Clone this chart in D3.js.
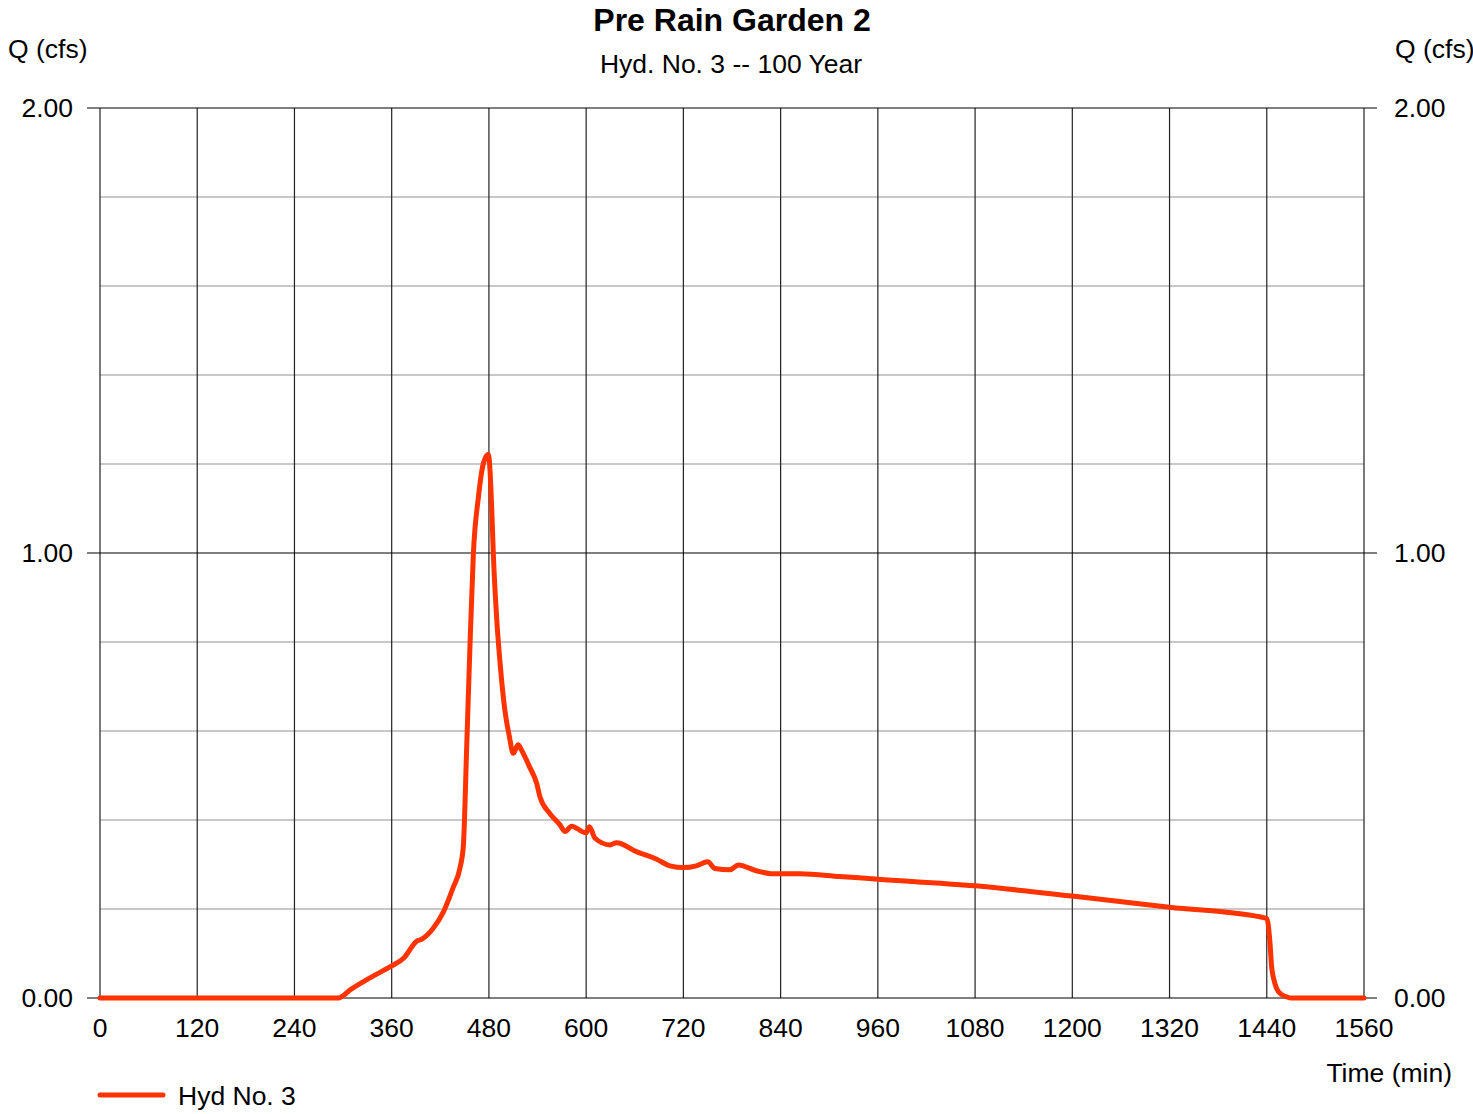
<!DOCTYPE html>
<html>
<head>
<meta charset="utf-8">
<script src="https://cdn.jsdelivr.net/npm/d3@7"></script>
<style>
  body { margin: 0; background: #fff; }
  text { font-family: "Liberation Sans", Arial, sans-serif; fill: #000; }
</style>
</head>
<body>
<svg id="chart" width="1473" height="1114"></svg>
<script>
// hydrograph data (time in min, flow in cfs)
const times = [0, 294, 310, 330, 350, 360, 375, 391, 397, 411, 424, 436, 444, 448.4, 452.5, 456.7, 460.8, 467, 473, 479.3,
  483.3, 485.4, 489.5, 493.7, 499.8, 505, 510, 516, 520, 530, 539, 543, 555, 567.7, 574, 582, 599.8, 604, 611,
  629.4, 637.6, 662, 687, 703.5, 720, 736, 750, 759, 777.5, 787.8, 810, 831, 841, 864, 913, 960, 1080, 1200,
  1320, 1440, 1444, 1446, 1449, 1452, 1458, 1464, 1470, 1560];
const flows = [0, 0, 0.02, 0.042, 0.062, 0.072, 0.09, 0.128, 0.132, 0.156, 0.194, 0.249, 0.29, 0.341, 0.56, 0.796, 0.998, 1.125, 1.20, 1.222,
  1.108, 1.0, 0.855, 0.754, 0.645, 0.59, 0.55, 0.569, 0.558, 0.52, 0.482, 0.452, 0.415, 0.389, 0.374, 0.386, 0.371, 0.385, 0.359,
  0.344, 0.349, 0.329, 0.312, 0.297, 0.293, 0.297, 0.306, 0.291, 0.288, 0.299, 0.286, 0.279, 0.279, 0.279, 0.273, 0.267, 0.252, 0.229,
  0.204, 0.179, 0.123, 0.07, 0.04, 0.022, 0.008, 0.003, 0, 0];

const xTicks = [0, 120, 240, 360, 480, 600, 720, 840, 960, 1080, 1200, 1320, 1440, 1560];
const yMajor = [0, 1, 2];
const yMinor = [0.2, 0.4, 0.6, 0.8, 1.2, 1.4, 1.6, 1.8];
const seriesName = "Hyd No. 3";

const svg = d3.select("#chart");
const plot = { left: 100, right: 1364, top: 108, bottom: 998 };
const fs = 26.5;

const x = d3.scaleLinear().domain([0, 1560]).range([plot.left, plot.right]);
const y = d3.scaleLinear().domain([0, 2]).range([plot.bottom, plot.top]);

// minor horizontal grid
svg.append("g").selectAll("line").data(yMinor).join("line")
  .attr("x1", plot.left).attr("x2", plot.right)
  .attr("y1", d => y(d)).attr("y2", d => y(d))
  .attr("stroke", "#c8c8c8").attr("stroke-width", 2);

// vertical grid
svg.append("g").selectAll("line").data(xTicks).join("line")
  .attr("x1", d => x(d)).attr("x2", d => x(d))
  .attr("y1", plot.top).attr("y2", plot.bottom)
  .attr("stroke", "#222").attr("stroke-width", 1.2);

// major horizontal lines with ticks both sides
svg.append("g").selectAll("line").data(yMajor).join("line")
  .attr("x1", plot.left - 13).attr("x2", plot.right + 13)
  .attr("y1", d => y(d)).attr("y2", d => y(d))
  .attr("stroke", "#000").attr("stroke-width", 1.2);

// y tick labels, left and right
const fmt = d3.format(".2f");
svg.append("g").selectAll("text").data(yMajor).join("text")
  .attr("x", 73).attr("y", d => y(d)).attr("dy", "0.35em")
  .attr("text-anchor", "end").attr("font-size", fs).text(fmt);
svg.append("g").selectAll("text").data(yMajor).join("text")
  .attr("x", 1394).attr("y", d => y(d)).attr("dy", "0.35em")
  .attr("text-anchor", "start").attr("font-size", fs).text(fmt);

// x tick labels
svg.append("g").selectAll("text").data(xTicks).join("text")
  .attr("x", d => x(d)).attr("y", 1028).attr("dy", "0.35em")
  .attr("text-anchor", "middle").attr("font-size", fs).text(d => d);

// hydrograph line
const line = d3.line().x((d, i) => x(times[i])).y(d => y(d)).curve(d3.curveMonotoneX);
svg.append("path").datum(flows)
  .attr("d", line)
  .attr("fill", "none").attr("stroke", "#ff3300")
  .attr("stroke-width", 5).attr("stroke-linejoin", "round").attr("stroke-linecap", "round");

// titles
svg.append("text").attr("x", 732).attr("y", 31).attr("text-anchor", "middle")
  .attr("font-size", 32).attr("font-weight", "bold").text("Pre Rain Garden 2");
svg.append("text").attr("x", 731).attr("y", 73).attr("text-anchor", "middle")
  .attr("font-size", fs).text("Hyd. No. 3 -- 100 Year");
svg.append("text").attr("x", 8).attr("y", 58).attr("font-size", fs).text("Q (cfs)");
svg.append("text").attr("x", 1395).attr("y", 58).attr("font-size", fs).text("Q (cfs)");
svg.append("text").attr("x", 1452).attr("y", 1082).attr("text-anchor", "end")
  .attr("font-size", fs).text("Time (min)");

// legend
svg.append("line").attr("x1", 100).attr("x2", 163).attr("y1", 1095).attr("y2", 1095)
  .attr("stroke", "#ff3300").attr("stroke-width", 5).attr("stroke-linecap", "round");
svg.append("text").attr("x", 178).attr("y", 1105).attr("font-size", fs).text(seriesName);
</script>
</body>
</html>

********

Your copy of the data above should match it exactly, except that pictures are left out.

> **ANSWER TO THIS TASK**:
Clone this chart in D3.js.
<!DOCTYPE html>
<html>
<head>
<meta charset="utf-8">
<script src="https://cdn.jsdelivr.net/npm/d3@7"></script>
<style>
  body { margin: 0; background: #fff; }
  text { font-family: "Liberation Sans", Arial, sans-serif; fill: #000; }
</style>
</head>
<body>
<svg id="chart" width="1473" height="1114"></svg>
<script>
// hydrograph data (time in min, flow in cfs)
const times = [0, 294, 310, 330, 350, 360, 375, 391, 397, 411, 424, 436, 444, 448.4, 452.5, 456.7, 460.8, 467, 473, 479.3,
  483.3, 485.4, 489.5, 493.7, 499.8, 505, 510, 516, 520, 530, 539, 543, 555, 567.7, 574, 582, 599.8, 604, 611,
  629.4, 637.6, 662, 687, 703.5, 720, 736, 750, 759, 777.5, 787.8, 810, 831, 841, 864, 913, 960, 1080, 1200,
  1320, 1440, 1444, 1446, 1449, 1452, 1458, 1464, 1470, 1560];
const flows = [0, 0, 0.02, 0.042, 0.062, 0.072, 0.09, 0.128, 0.132, 0.156, 0.194, 0.249, 0.29, 0.341, 0.56, 0.796, 0.998, 1.125, 1.20, 1.222,
  1.108, 1.0, 0.855, 0.754, 0.645, 0.59, 0.55, 0.569, 0.558, 0.52, 0.482, 0.452, 0.415, 0.389, 0.374, 0.386, 0.371, 0.385, 0.359,
  0.344, 0.349, 0.329, 0.312, 0.297, 0.293, 0.297, 0.306, 0.291, 0.288, 0.299, 0.286, 0.279, 0.279, 0.279, 0.273, 0.267, 0.252, 0.229,
  0.204, 0.179, 0.123, 0.07, 0.04, 0.022, 0.008, 0.003, 0, 0];

const xTicks = [0, 120, 240, 360, 480, 600, 720, 840, 960, 1080, 1200, 1320, 1440, 1560];
const yMajor = [0, 1, 2];
const yMinor = [0.2, 0.4, 0.6, 0.8, 1.2, 1.4, 1.6, 1.8];
const seriesName = "Hyd No. 3";

const svg = d3.select("#chart");
const plot = { left: 100, right: 1364, top: 108, bottom: 998 };
const fs = 26.5;

const x = d3.scaleLinear().domain([0, 1560]).range([plot.left, plot.right]);
const y = d3.scaleLinear().domain([0, 2]).range([plot.bottom, plot.top]);

// minor horizontal grid
svg.append("g").selectAll("line").data(yMinor).join("line")
  .attr("x1", plot.left).attr("x2", plot.right)
  .attr("y1", d => y(d)).attr("y2", d => y(d))
  .attr("stroke", "#c8c8c8").attr("stroke-width", 2);

// vertical grid
svg.append("g").selectAll("line").data(xTicks).join("line")
  .attr("x1", d => x(d)).attr("x2", d => x(d))
  .attr("y1", plot.top).attr("y2", plot.bottom)
  .attr("stroke", "#222").attr("stroke-width", 1.2);

// major horizontal lines with ticks both sides
svg.append("g").selectAll("line").data(yMajor).join("line")
  .attr("x1", plot.left - 13).attr("x2", plot.right + 13)
  .attr("y1", d => y(d)).attr("y2", d => y(d))
  .attr("stroke", "#000").attr("stroke-width", 1.2);

// y tick labels, left and right
const fmt = d3.format(".2f");
svg.append("g").selectAll("text").data(yMajor).join("text")
  .attr("x", 73).attr("y", d => y(d)).attr("dy", "0.35em")
  .attr("text-anchor", "end").attr("font-size", fs).text(fmt);
svg.append("g").selectAll("text").data(yMajor).join("text")
  .attr("x", 1394).attr("y", d => y(d)).attr("dy", "0.35em")
  .attr("text-anchor", "start").attr("font-size", fs).text(fmt);

// x tick labels
svg.append("g").selectAll("text").data(xTicks).join("text")
  .attr("x", d => x(d)).attr("y", 1028).attr("dy", "0.35em")
  .attr("text-anchor", "middle").attr("font-size", fs).text(d => d);

// hydrograph line
const line = d3.line().x((d, i) => x(times[i])).y(d => y(d)).curve(d3.curveMonotoneX);
svg.append("path").datum(flows)
  .attr("d", line)
  .attr("fill", "none").attr("stroke", "#ff3300")
  .attr("stroke-width", 5).attr("stroke-linejoin", "round").attr("stroke-linecap", "round");

// titles
svg.append("text").attr("x", 732).attr("y", 31).attr("text-anchor", "middle")
  .attr("font-size", 32).attr("font-weight", "bold").text("Pre Rain Garden 2");
svg.append("text").attr("x", 731).attr("y", 73).attr("text-anchor", "middle")
  .attr("font-size", fs).text("Hyd. No. 3 -- 100 Year");
svg.append("text").attr("x", 8).attr("y", 58).attr("font-size", fs).text("Q (cfs)");
svg.append("text").attr("x", 1395).attr("y", 58).attr("font-size", fs).text("Q (cfs)");
svg.append("text").attr("x", 1452).attr("y", 1082).attr("text-anchor", "end")
  .attr("font-size", fs).text("Time (min)");

// legend
svg.append("line").attr("x1", 100).attr("x2", 163).attr("y1", 1095).attr("y2", 1095)
  .attr("stroke", "#ff3300").attr("stroke-width", 5).attr("stroke-linecap", "round");
svg.append("text").attr("x", 178).attr("y", 1105).attr("font-size", fs).text(seriesName);
</script>
</body>
</html>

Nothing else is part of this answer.